A critical Radius zero day vulnerability is now being used in the wild. It exploits a flaw in the authentication flow of some RADIUS protocol implementations. Attackers can bypass credentials, escalate privileges, and move laterally inside a network without triggering standard alerts. This is not theoretical. Working exploits have been confirmed.
The Radius zero day vulnerability targets outdated or improperly patched RADIUS servers. It can be triggered remotely, often with no valid username or password. Vulnerable endpoints respond as if authentication has succeeded, handing over access to protected systems. In some cases, the flaw can be chained with other network protocol weaknesses to create full compromise.
Operators relying on RADIUS for VPNs, network switches, Wi-Fi controllers, and identity gateways face the highest exposure. Systems that have not applied vendor patches or mitigations are at risk of silent breach. Standard log review may fail to detect the intrusion, as the attack does not always leave clear traces in authentication records.
The technical root lies in how some RADIUS servers parse and validate incoming Access-Request packets.
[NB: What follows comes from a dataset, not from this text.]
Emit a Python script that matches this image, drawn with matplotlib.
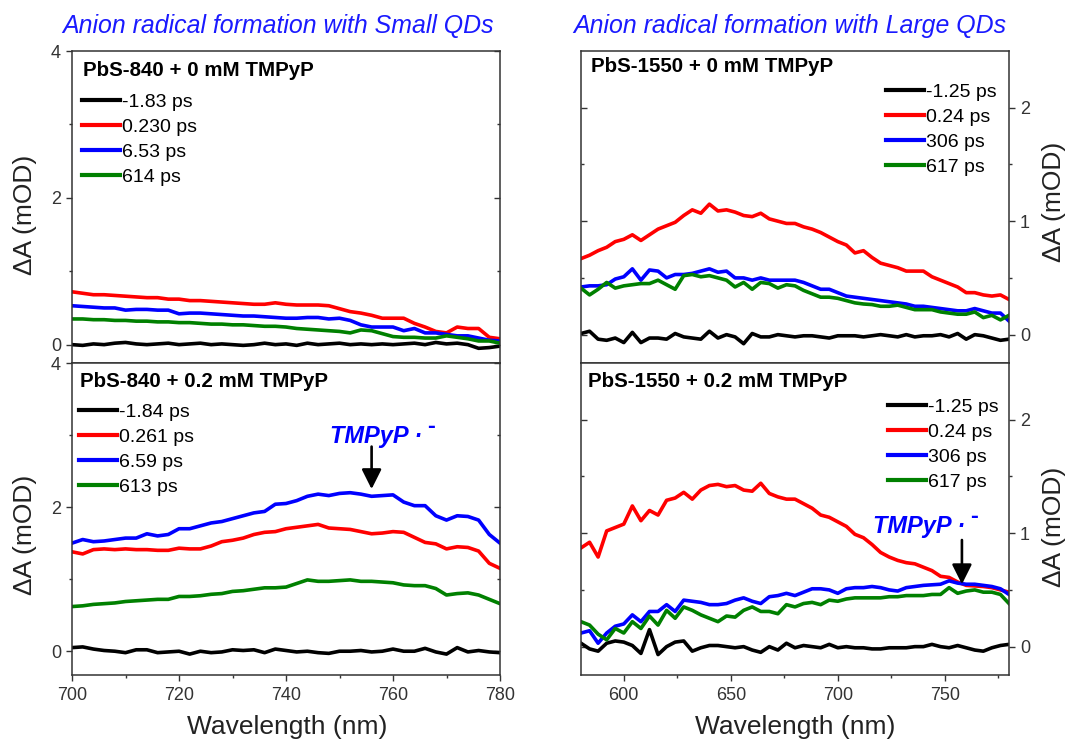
import matplotlib
matplotlib.use("Agg")
import matplotlib.pyplot as plt
import numpy as np

plt.rcParams['font.family'] = ['Liberation Sans', 'DejaVu Sans']

# ---------------- data ----------------
wl_small = list(range(700, 781, 2))
wl_large = list(range(580, 781, 4))

small0_labels = ["-1.83 ps", "0.230 ps", "6.53 ps", "614 ps"]
small0_black = [0.00, -0.01, 0.01, 0.00, 0.02, 0.03, 0.01, 0.00, 0.01, 0.02, 0.00, 0.01, 0.02, 0.00, 0.01,
                0.00, -0.01, 0.00, 0.02, 0.00, 0.01, -0.01, 0.02, 0.00, 0.01, 0.02, 0.00, 0.01, 0.00, 0.01,
                0.00, 0.01, 0.02, 0.00, 0.03, 0.01, 0.02, 0.00, -0.05, -0.04, -0.02]
small0_red = [0.72, 0.70, 0.68, 0.68, 0.67, 0.66, 0.65, 0.64, 0.64, 0.62, 0.62, 0.60, 0.60, 0.59, 0.58,
              0.57, 0.56, 0.55, 0.55, 0.57, 0.55, 0.54, 0.54, 0.54, 0.53, 0.49, 0.45, 0.43, 0.40, 0.36,
              0.36, 0.36, 0.29, 0.24, 0.18, 0.16, 0.24, 0.22, 0.22, 0.10, 0.08]
small0_blue = [0.53, 0.52, 0.51, 0.50, 0.50, 0.47, 0.48, 0.48, 0.47, 0.47, 0.42, 0.43, 0.43, 0.42, 0.41,
               0.40, 0.39, 0.39, 0.38, 0.37, 0.36, 0.36, 0.37, 0.37, 0.35, 0.36, 0.33, 0.27, 0.24, 0.24,
               0.24, 0.19, 0.22, 0.16, 0.16, 0.14, 0.12, 0.12, 0.09, 0.06, 0.05]
small0_green = [0.35, 0.35, 0.34, 0.34, 0.33, 0.33, 0.32, 0.32, 0.31, 0.31, 0.30, 0.30, 0.29, 0.28, 0.28,
                0.27, 0.27, 0.26, 0.25, 0.25, 0.24, 0.22, 0.21, 0.20, 0.19, 0.18, 0.16, 0.20, 0.19, 0.15,
                0.11, 0.10, 0.10, 0.09, 0.09, 0.12, 0.10, 0.08, 0.05, 0.05, 0.02]

small2_labels = ["-1.84 ps", "0.261 ps", "6.59 ps", "613 ps"]
small2_black = [0.05, 0.06, 0.03, 0.01, 0.00, -0.02, 0.02, 0.02, -0.02, -0.01, 0.00, -0.04, 0.00, -0.02, -0.01,
                0.02, 0.01, 0.02, -0.02, 0.03, 0.01, -0.01, 0.00, -0.02, -0.03, 0.00, 0.00, 0.01, -0.01, 0.00,
                0.03, 0.00, 0.00, 0.04, -0.01, -0.04, 0.05, -0.01, 0.01, -0.01, -0.02]
small2_red = [1.38, 1.35, 1.41, 1.42, 1.41, 1.42, 1.41, 1.41, 1.40, 1.40, 1.43, 1.42, 1.42, 1.46, 1.52,
              1.54, 1.57, 1.62, 1.65, 1.66, 1.70, 1.72, 1.74, 1.76, 1.71, 1.70, 1.69, 1.66, 1.63, 1.64,
              1.66, 1.65, 1.58, 1.51, 1.49, 1.42, 1.45, 1.44, 1.39, 1.22, 1.15]
small2_blue = [1.50, 1.55, 1.52, 1.53, 1.55, 1.57, 1.57, 1.63, 1.60, 1.62, 1.70, 1.70, 1.74, 1.78, 1.80,
               1.84, 1.88, 1.92, 1.94, 2.04, 2.05, 2.09, 2.15, 2.18, 2.16, 2.19, 2.20, 2.18, 2.15, 2.16,
               2.17, 2.07, 2.02, 2.02, 1.88, 1.82, 1.88, 1.87, 1.82, 1.62, 1.50]
small2_green = [0.62, 0.63, 0.65, 0.66, 0.67, 0.69, 0.70, 0.71, 0.72, 0.72, 0.76, 0.76, 0.77, 0.79, 0.80,
                0.83, 0.84, 0.86, 0.88, 0.88, 0.89, 0.94, 0.99, 0.97, 0.97, 0.98, 0.99, 0.97, 0.97, 0.96,
                0.95, 0.92, 0.91, 0.91, 0.87, 0.78, 0.80, 0.81, 0.78, 0.72, 0.66]

large0_labels = ["-1.25 ps", "0.24 ps", "306 ps", "617 ps"]
large0_black = [0.01, 0.03, -0.04, -0.05, -0.03, -0.07, 0.02, -0.07, -0.03, -0.03, -0.04, 0.01, -0.02,
                -0.03, -0.04, 0.03, -0.03, 0.00, -0.02, -0.08, 0.01, -0.02, -0.02, 0.00, -0.01, -0.02,
                -0.01, -0.01, -0.02, -0.03, -0.01, -0.01, -0.01, -0.02, -0.01, 0.00, -0.01, -0.02, 0.00,
                -0.02, -0.01, -0.01, 0.00, -0.02, 0.01, -0.04, 0.00, -0.01, -0.03, -0.05, -0.04]
large0_red = [0.67, 0.70, 0.74, 0.77, 0.82, 0.84, 0.88, 0.83, 0.88, 0.93, 0.96, 0.99, 1.05, 1.10, 1.07,
              1.15, 1.09, 1.10, 1.08, 1.05, 1.04, 1.07, 1.02, 1.00, 0.98, 0.98, 0.95, 0.93, 0.90, 0.86,
              0.82, 0.79, 0.72, 0.74, 0.68, 0.63, 0.61, 0.59, 0.56, 0.56, 0.56, 0.51, 0.48, 0.45, 0.42,
              0.37, 0.37, 0.35, 0.34, 0.35, 0.31]
large0_blue = [0.42, 0.43, 0.43, 0.44, 0.49, 0.51, 0.58, 0.48, 0.57, 0.56, 0.50, 0.53, 0.53, 0.54, 0.56,
               0.58, 0.55, 0.56, 0.50, 0.50, 0.48, 0.50, 0.48, 0.48, 0.48, 0.48, 0.46, 0.43, 0.40, 0.40,
               0.37, 0.34, 0.33, 0.32, 0.31, 0.30, 0.29, 0.28, 0.27, 0.25, 0.25, 0.24, 0.23, 0.22, 0.21,
               0.21, 0.23, 0.21, 0.19, 0.19, 0.12]
large0_green = [0.41, 0.35, 0.40, 0.46, 0.41, 0.43, 0.44, 0.45, 0.45, 0.48, 0.44, 0.40, 0.52, 0.53, 0.51,
                0.52, 0.50, 0.48, 0.42, 0.46, 0.40, 0.46, 0.45, 0.41, 0.44, 0.43, 0.39, 0.36, 0.33, 0.33,
                0.32, 0.30, 0.28, 0.27, 0.265, 0.25, 0.25, 0.26, 0.24, 0.22, 0.22, 0.22, 0.20, 0.19, 0.18,
                0.18, 0.20, 0.15, 0.17, 0.13, 0.17]

large2_labels = ["-1.25 ps", "0.24 ps", "306 ps", "617 ps"]
large2_black = [0.03, -0.02, -0.04, 0.03, 0.05, 0.04, 0.01, -0.06, 0.15, -0.07, 0.00, 0.04, 0.05, -0.04,
                -0.01, 0.01, 0.01, 0.00, -0.01, 0.00, -0.03, -0.05, 0.00, -0.03, 0.03, -0.01, 0.01, 0.00,
                -0.01, 0.02, -0.01, 0.00, -0.01, -0.01, -0.02, -0.02, -0.01, -0.01, -0.01, 0.00, 0.00,
                0.02, 0.00, -0.01, 0.01, -0.01, -0.03, -0.04, -0.01, 0.01, 0.02]
large2_red = [0.87, 0.92, 0.79, 1.02, 1.05, 1.08, 1.24, 1.11, 1.20, 1.16, 1.29, 1.31, 1.36, 1.30, 1.38,
              1.42, 1.43, 1.41, 1.42, 1.38, 1.37, 1.44, 1.35, 1.32, 1.30, 1.30, 1.26, 1.22, 1.16, 1.14,
              1.10, 1.06, 0.99, 0.96, 0.90, 0.83, 0.79, 0.76, 0.74, 0.73, 0.70, 0.67, 0.62, 0.61, 0.57,
              0.54, 0.535, 0.53, 0.52, 0.50, 0.48]
large2_blue = [0.12, 0.14, 0.03, 0.12, 0.18, 0.20, 0.28, 0.22, 0.31, 0.31, 0.37, 0.31, 0.41, 0.40, 0.39,
               0.37, 0.37, 0.38, 0.41, 0.43, 0.40, 0.38, 0.44, 0.45, 0.47, 0.45, 0.48, 0.51, 0.51, 0.50,
               0.47, 0.51, 0.52, 0.52, 0.53, 0.52, 0.50, 0.49, 0.52, 0.53, 0.54, 0.545, 0.55, 0.58, 0.56,
               0.55, 0.55, 0.54, 0.53, 0.51, 0.46]
large2_green = [0.22, 0.19, 0.11, 0.06, 0.16, 0.12, 0.22, 0.16, 0.27, 0.19, 0.32, 0.25, 0.35, 0.32, 0.28,
                0.25, 0.22, 0.27, 0.26, 0.32, 0.35, 0.31, 0.31, 0.29, 0.37, 0.35, 0.38, 0.39, 0.37, 0.41,
                0.40, 0.42, 0.43, 0.43, 0.43, 0.43, 0.44, 0.44, 0.45, 0.45, 0.45, 0.46, 0.46, 0.52, 0.47,
                0.49, 0.50, 0.48, 0.48, 0.46, 0.38]

colors = ['black', '#ff0000', '#0000ff', '#008000']

W, H = 1092, 743
fig = plt.figure(figsize=(W / 100, H / 100), dpi=100)


def fx(px):
    return px / W


def fy(py):
    return 1 - py / H


def add_ax(x0, x1, y0, y1):
    return fig.add_axes([fx(x0), fy(y1), fx(x1) - fx(x0), fy(y0) - fy(y1)])


TXT = '#222222'
TICKLAB = '#333333'


def style(ax, side, show_x):
    for s in ax.spines.values():
        s.set_color('#333333')
        s.set_linewidth(1.1)
    ax.tick_params(axis='both', which='major', length=4, width=1.0, color='#333333',
                   labelsize=13, labelcolor=TICKLAB)
    ax.tick_params(axis='both', which='minor', length=2.5, width=1.0, color='#333333')
    ax.tick_params(axis='x', direction='out', top=False, bottom=show_x, labelbottom=show_x, pad=5)
    if side == 'left':
        ax.tick_params(axis='y', which='both', direction='out', left=True, right=False,
                       labelleft=True, labelright=False, pad=4)
        sec = ax.secondary_yaxis('right')
    else:
        ax.yaxis.tick_right()
        ax.tick_params(axis='y', which='both', direction='out', left=False, right=True,
                       labelleft=False, labelright=True, pad=4)
        sec = ax.secondary_yaxis('left')
    sec.set_yticks(ax.get_yticks())
    sec.set_yticks(ax.get_yticks(minor=True), minor=True)
    sec.tick_params(which='major', direction='in', length=4, width=1.0, color='#333333')
    sec.tick_params(which='minor', direction='in', length=2.5, width=1.0, color='#333333')
    sec.set_yticklabels([])
    sec.spines[:].set_visible(False)


def draw(ax, wl, series, labels, leg_xy, title, title_xy):
    for ys, c, lab in zip(series, colors, labels):
        ax.plot(wl, ys, color=c, lw=2.6, label=lab)
    leg = ax.legend(loc='upper left', bbox_to_anchor=(fx(leg_xy[0]), fy(leg_xy[1])),
                    bbox_transform=fig.transFigure, frameon=False, fontsize=14,
                    handlelength=1.95, handletextpad=0.1, labelspacing=0.38, borderpad=0,
                    borderaxespad=0)
    for h in leg.get_lines():
        h.set_linewidth(3.0)
    fig.text(fx(title_xy[0]), fy(title_xy[1]), title, fontsize=14.8, fontweight='bold',
             color='black', ha='left', va='center')


# left column
axL1 = add_ax(72, 500, 51, 363)
axL2 = add_ax(72, 500, 363, 675)
for ax, lo in ((axL1, -0.25), (axL2, -0.33)):
    ax.set_xlim(700, 780)
    ax.set_ylim(lo, 4)
    ax.set_xticks([700, 720, 740, 760, 780])
    ax.set_xticks([710, 730, 750, 770], minor=True)
    ax.set_yticks([0, 2, 4])
    ax.set_yticks([1, 3], minor=True)

draw(axL1, wl_small, [small0_black, small0_red, small0_blue, small0_green], small0_labels,
     (82, 93), 'PbS-840 + 0 mM TMPyP', (83, 71))
draw(axL2, wl_small, [small2_black, small2_red, small2_blue, small2_green], small2_labels,
     (79, 403), 'PbS-840 + 0.2 mM TMPyP', (80, 382))
style(axL1, 'left', False)
style(axL2, 'left', True)

# right column
axR1 = add_ax(581, 1009, 51, 363)
axR2 = add_ax(581, 1009, 363, 675)
for ax in (axR1, axR2):
    ax.set_xlim(580, 780)
    ax.set_ylim(-0.25, 2.5)
    ax.set_xticks([600, 650, 700, 750])
    ax.set_xticks([625, 675, 725, 775], minor=True)
    ax.set_yticks([0, 1, 2])
    ax.set_yticks([0.5, 1.5], minor=True)

draw(axR1, wl_large, [large0_black, large0_red, large0_blue, large0_green], large0_labels,
     (886, 83), 'PbS-1550 + 0 mM TMPyP', (591, 67))
draw(axR2, wl_large, [large2_black, large2_red, large2_blue, large2_green], large2_labels,
     (888, 398), 'PbS-1550 + 0.2 mM TMPyP', (588, 382))
style(axR1, 'right', False)
style(axR2, 'right', True)

# annotations
ARW = dict(arrowstyle='-|>', lw=1.9, color='black', mutation_scale=30, shrinkA=0, shrinkB=0)
axL2.annotate('', xy=(756, 2.25), xytext=(756, 2.84), arrowprops=ARW)
axR2.annotate('', xy=(758, 0.55), xytext=(758, 0.94), arrowprops=ARW)
for x0, yc in ((330, 437), (873, 527)):
    fig.text(fx(x0), fy(yc), 'TMPyP ·', fontsize=17, fontweight='bold', style='italic',
             color='#0000ff', ha='left', va='center')
    fig.text(fx(x0 + 97), fy(yc - 10), '-', fontsize=17, fontweight='bold',
             color='#0000ff', ha='left', va='center')

# titles
fig.text(fx(278), fy(26), 'Anion radical formation with Small QDs', fontsize=17.9,
         style='italic', color='#1a1aff', ha='center', va='center')
fig.text(fx(790), fy(26), 'Anion radical formation with Large QDs', fontsize=17.9,
         style='italic', color='#1a1aff', ha='center', va='center')

# axis labels
for x, y in ((25, 215), (25, 535)):
    fig.text(fx(x), fy(y), 'ΔA (mOD)', fontsize=19, rotation=90, ha='center', va='center', color=TXT)
for x, y in ((1054, 202), (1054, 527)):
    fig.text(fx(x), fy(y), 'ΔA (mOD)', fontsize=19, rotation=90, ha='center', va='center', color=TXT)
fig.text(fx(287), fy(727), 'Wavelength (nm)', fontsize=19, ha='center', va='center', color=TXT)
fig.text(fx(795), fy(727), 'Wavelength (nm)', fontsize=19, ha='center', va='center', color=TXT)

fig.savefig('out.png', dpi=100)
Malformed attributes can bypass PAP, CHAP, or EAP checks, tricking the server into responding with Access-Accept. When integrated with TACACS+ or LDAP backends, the exploit can propagate deeper into the authentication chain, unlocking administrative control.
Mitigation steps must happen immediately. Audit your infrastructure for any RADIUS servers in use. Identify vendor advisories and apply all security patches. If patches are not available for your version, disable affected services or restrict access to known IP ranges. Monitor for anomalous Access-Accept events in logs, even if user identities appear valid. Deploy intrusion detection rules to catch malformed RADIUS packets.
Attackers move fast when a zero day drops. Waiting for a full incident report is a mistake. By the time you read the headlines, the probing has already started.